Operational resilience requires a formal hypercare model with issue triage, executive escalation paths, reconciliation routines, and business continuity workarounds. For example, if a project team cannot process a pay application due to workflow defects, the organization should have a governed fallback process that preserves control while avoiding revenue disruption. Resilience planning is especially important in construction because project cash flow timing directly affects supplier confidence and field execution.
Post-go-live governance should continue through a modernization roadmap that prioritizes optimization releases, analytics maturity, automation opportunities, and process debt remediation. The first deployment is only one phase of enterprise modernization. Long-term value comes from disciplined implementation lifecycle management that converts early lessons into scalable operating standards.
Executive recommendations for construction ERP change leadership
Executives should frame ERP implementation as a business control and delivery modernization initiative, not an IT replacement project. That means setting clear transformation outcomes: faster close, cleaner job cost visibility, stronger procurement discipline, better forecast accuracy, reduced manual reconciliation, and more consistent project execution. It also means making tradeoffs explicit. Not every local process should survive, and not every standard should be imposed without field validation.

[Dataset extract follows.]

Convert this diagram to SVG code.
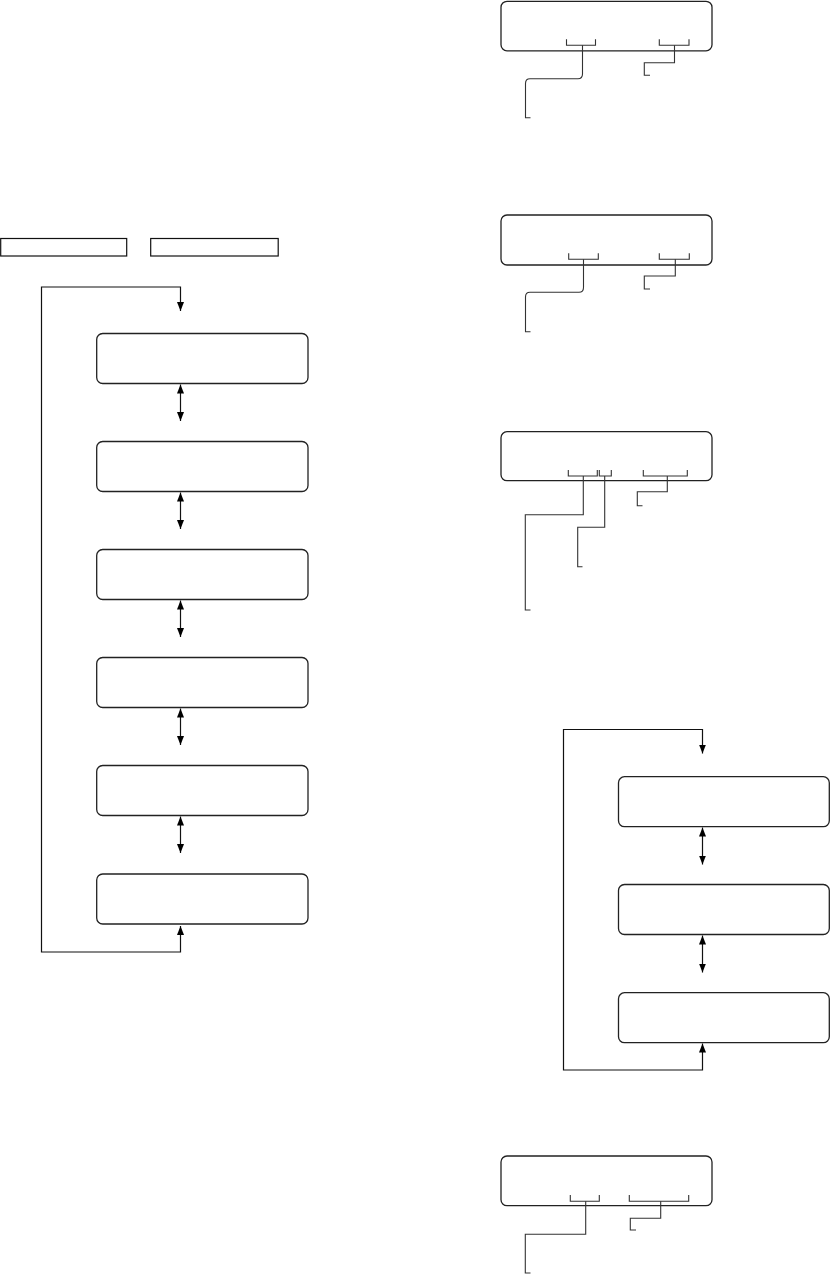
<svg xmlns="http://www.w3.org/2000/svg" width="830" height="1274" viewBox="0 0 830 1274">
<style>
.box{fill:#fff;stroke:#222;stroke-width:1.3}
.sq{fill:#fff;stroke:#111;stroke-width:1.2}
.ln{fill:none;stroke:#111;stroke-width:1.2}
.co{fill:none;stroke:#333;stroke-width:1.1}
</style>
<defs>
<marker id="ah" viewBox="0 0 9 7" refX="9" refY="3.5" markerWidth="9" markerHeight="7" markerUnits="userSpaceOnUse" orient="auto-start-reverse">
<path d="M0,0 L9,3.5 L0,7 Z" fill="#000"/>
</marker>
</defs>
<rect width="830" height="1274" fill="#fff"/>

<g id="label-left-1"><rect class="sq" x="0.7" y="238.5" width="126" height="17.5"/></g>
<g id="label-left-2"><rect class="sq" x="150.7" y="238.5" width="127.5" height="17.5"/></g>

<g id="left-box-1"><rect class="box" x="96.7" y="333.5" width="211.3" height="50" rx="6"/></g>
<g id="left-box-2"><rect class="box" x="96.7" y="441.5" width="211.3" height="50" rx="6"/></g>
<g id="left-box-3"><rect class="box" x="96.7" y="549.5" width="211.3" height="50" rx="6"/></g>
<g id="left-box-4"><rect class="box" x="96.7" y="657.5" width="211.3" height="50" rx="6"/></g>
<g id="left-box-5"><rect class="box" x="96.7" y="765.5" width="211.3" height="50" rx="6"/></g>
<g id="left-box-6"><rect class="box" x="96.7" y="874" width="211.3" height="50" rx="6"/></g>

<g id="right-box-1"><rect class="box" x="618.5" y="776.7" width="210.8" height="50" rx="6"/></g>
<g id="right-box-2"><rect class="box" x="618.5" y="884.5" width="210.8" height="50" rx="6"/></g>
<g id="right-box-3"><rect class="box" x="618.5" y="992.7" width="210.8" height="50" rx="6"/></g>

<g id="display-1"><rect class="box" x="501" y="1.3" width="211" height="49.5" rx="6"/></g>
<g id="display-2"><rect class="box" x="501" y="215" width="211" height="50" rx="6"/></g>
<g id="display-3"><rect class="box" x="501" y="431.7" width="211" height="49" rx="6"/></g>
<g id="display-4"><rect class="box" x="501" y="1156" width="211" height="49.7" rx="6"/></g>

<g id="connectors">
<path class="ln" d="M180.5,926 V952 H41.5 V287 H180.5 V311" marker-start="url(#ah)" marker-end="url(#ah)"/>
<path class="ln" d="M180.5,384.5 V421" marker-start="url(#ah)" marker-end="url(#ah)"/>
<path class="ln" d="M180.5,492.5 V529" marker-start="url(#ah)" marker-end="url(#ah)"/>
<path class="ln" d="M180.5,600.5 V637" marker-start="url(#ah)" marker-end="url(#ah)"/>
<path class="ln" d="M180.5,708.5 V745" marker-start="url(#ah)" marker-end="url(#ah)"/>
<path class="ln" d="M180.5,816.5 V853" marker-start="url(#ah)" marker-end="url(#ah)"/>

<path class="ln" d="M702.5,1043.5 V1070 H563.5 V729.5 H702.5 V753.5" marker-start="url(#ah)" marker-end="url(#ah)"/>
<path class="ln" d="M702.5,827.5 V864.5" marker-start="url(#ah)" marker-end="url(#ah)"/>
<path class="ln" d="M702.5,935.5 V972.5" marker-start="url(#ah)" marker-end="url(#ah)"/>

<!-- display 1 callouts -->
<path class="co" d="M566.5,39.3 V45.3 H595.5 V39.3"/>
<path class="co" d="M582.5,45.3 V74 Q582.5,78.7 578,78.7 H530 Q525.5,78.7 525.5,83.5 V117.7 H530.5"/>
<path class="co" d="M659.3,39.3 V45.3 H689 V39.3"/>
<path class="co" d="M674.5,45.3 V62.7 H644.3 V75.3 H650"/>

<!-- display 2 callouts -->
<path class="co" d="M568.7,253.3 V259.3 H598.3 V253.3"/>
<path class="co" d="M583.5,259.3 V287.5 Q583.5,292.3 579,292.3 H530 Q525.5,292.3 525.5,297 V331.7 H530.5"/>
<path class="co" d="M659.3,253.3 V259.3 H689.3 V253.3"/>
<path class="co" d="M675.3,259.3 V276 H644.3 V289 H650"/>

<!-- display 3 callouts -->
<path class="co" d="M568.3,470 V476 H597.3 V470"/>
<path class="co" d="M599.3,470 V476 H611.3 V470"/>
<path class="co" d="M643.3,470 V476 H687.3 V470"/>
<path class="co" d="M583.3,476 V514.7 H525.3 V610 H530.5"/>
<path class="co" d="M604.7,476 V527.3 H577.7 V566.7 H582.5"/>
<path class="co" d="M667.3,476 V491.7 H637.3 V505.7 H642.5"/>

<!-- display 4 callouts -->
<path class="co" d="M570.3,1195 V1201.3 H599.3 V1195"/>
<path class="co" d="M629.3,1195 V1201.3 H688.7 V1195"/>
<path class="co" d="M585.7,1201.3 V1234.3 H525.3 V1273 H530.5"/>
<path class="co" d="M660.7,1201.3 V1218.3 H630.3 V1230 H636"/>
</g>
</svg>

The most effective leadership teams sponsor three things consistently: governance discipline, process standardization with justified exceptions, and visible support for operational adoption. When executives delegate change entirely to the project team, stakeholder conflict intensifies and decisions slow. When they stay engaged through stage gates, risk reviews, and adoption checkpoints, the program gains the authority needed to align finance, operations, and field leadership.
For construction enterprises pursuing cloud ERP modernization, the strategic goal is durable operational scalability. The platform should support growth, acquisitions, multi-entity reporting, project complexity, and evolving compliance demands without recreating legacy fragmentation. That outcome depends less on software selection than on disciplined transformation governance, deployment orchestration, and organizational enablement across complex stakeholders.